Но такая моя версия могла быть вмиг разоблачена, если бы я ее пустил в ход в присутствии институтского комсомольского активиста, в котором я с ужасом узнал выпускника 1930 года сельской семилетки, где я учился в «кулацкой» группе пятого класса. Положение усугублялось тем, что этот активист в семилетке был одноклассником моего двоюродного брата Ивана, даже дружил с ним, и ему была хорошо известна наша фамилия. «Так где же вы жили до 1930 года: в селе или Мариуполе?» – мог бы спросить меня этот живой свидетель моего селянского происхождения. Мне повезло, что он был студентом литфака. И все же я набрался страха за два года, пока этот студент не закончил институт и не уехал из Луганска.
Однако во все институтские годы наиболее кошмарным в моем воображении представлялся такой случай, когда кадровик, листая мое личное дело, обратил бы внимание на то, что текст справки о рабочем стаже отца содержит строчку, явно вписанную другими чернилами.
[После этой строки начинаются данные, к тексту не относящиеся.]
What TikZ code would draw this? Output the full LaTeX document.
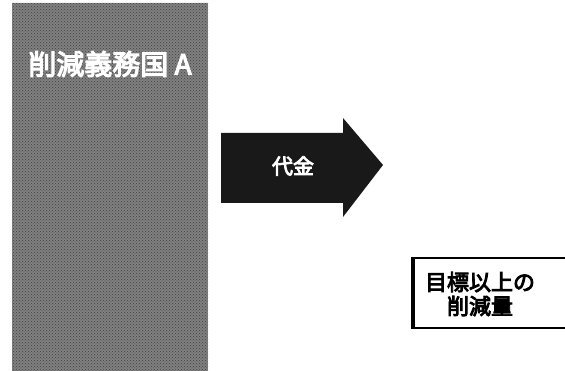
\documentclass[tikz,border=0pt]{standalone}
\usepackage{fontspec}
\newfontfamily\cjk[FakeBold=4]{Noto Sans CJK JP}
\usetikzlibrary{patterns}
\definecolor{panelgray}{gray}{0.5}
\definecolor{arrowdark}{gray}{0.1}
\begin{document}
\begin{tikzpicture}[x=1pt,y=1pt,
  paneltext/.style={text=white,font=\cjk\fontsize{28}{30}\selectfont,inner sep=0pt},
  paytext/.style={text=white,font=\cjk\fontsize{21}{24}\selectfont,inner sep=0pt},
  boxstyle/.style={draw=black,line width=2pt,fill=white,minimum width=180pt,minimum height=70pt,anchor=north west},
  boxtext/.style={text=black,font=\cjk\fontsize{22}{24}\selectfont,align=center,inner sep=0pt}]
\useasboundingbox (0,0) rectangle (565,371);
% left panel
\fill[panelgray] (12,0) rectangle (208,368);
\fill[pattern=crosshatch dots, pattern color=black!75] (12,0) rectangle (208,368);
\node[paneltext] (countryA) at (110,307) {削減義務国 A};
% arrow
\fill[arrowdark] (221,238) -- (343,238) -- (343,253) -- (383,206) -- (343,154) -- (343,168) -- (221,168) -- cycle;
\node[paytext] (pay) at (293,205) {代金};
% box
\node[boxstyle] (surplus) at (413,114) {};
\draw[black,line width=3.5pt] (surplus.north west) -- (surplus.south west);
\node[boxtext] (surplustext) at (480,77) {目標以上の\\削減量};
\end{tikzpicture}
\end{document}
Ибо как бы ни подбирал я цвет чернил, но все равно разные партии чернил выцветают по-разному. Это была бы для меня катастрофа!
Была у меня и еще одна уловка, которая должна была уводить всех встречавшихся со мной от мысли о моем селянском происхождении: в украинскоязычной студенческой среде я сначала говорил только «по-городскому». В то время на юге Украины еще бытовало разделение языков на «городской» (русский) и «селянский» (украинский), и мне, якобы коренному горожанину, пришлось имитировать постепенное освоение своего родного языка. Заодно притворно постигал смысл «непонятных» слов из крестьянского лексикона. Например, поют: «…пропыв ярма ще и занозы». А что это такое – занозы, которые можно пропить?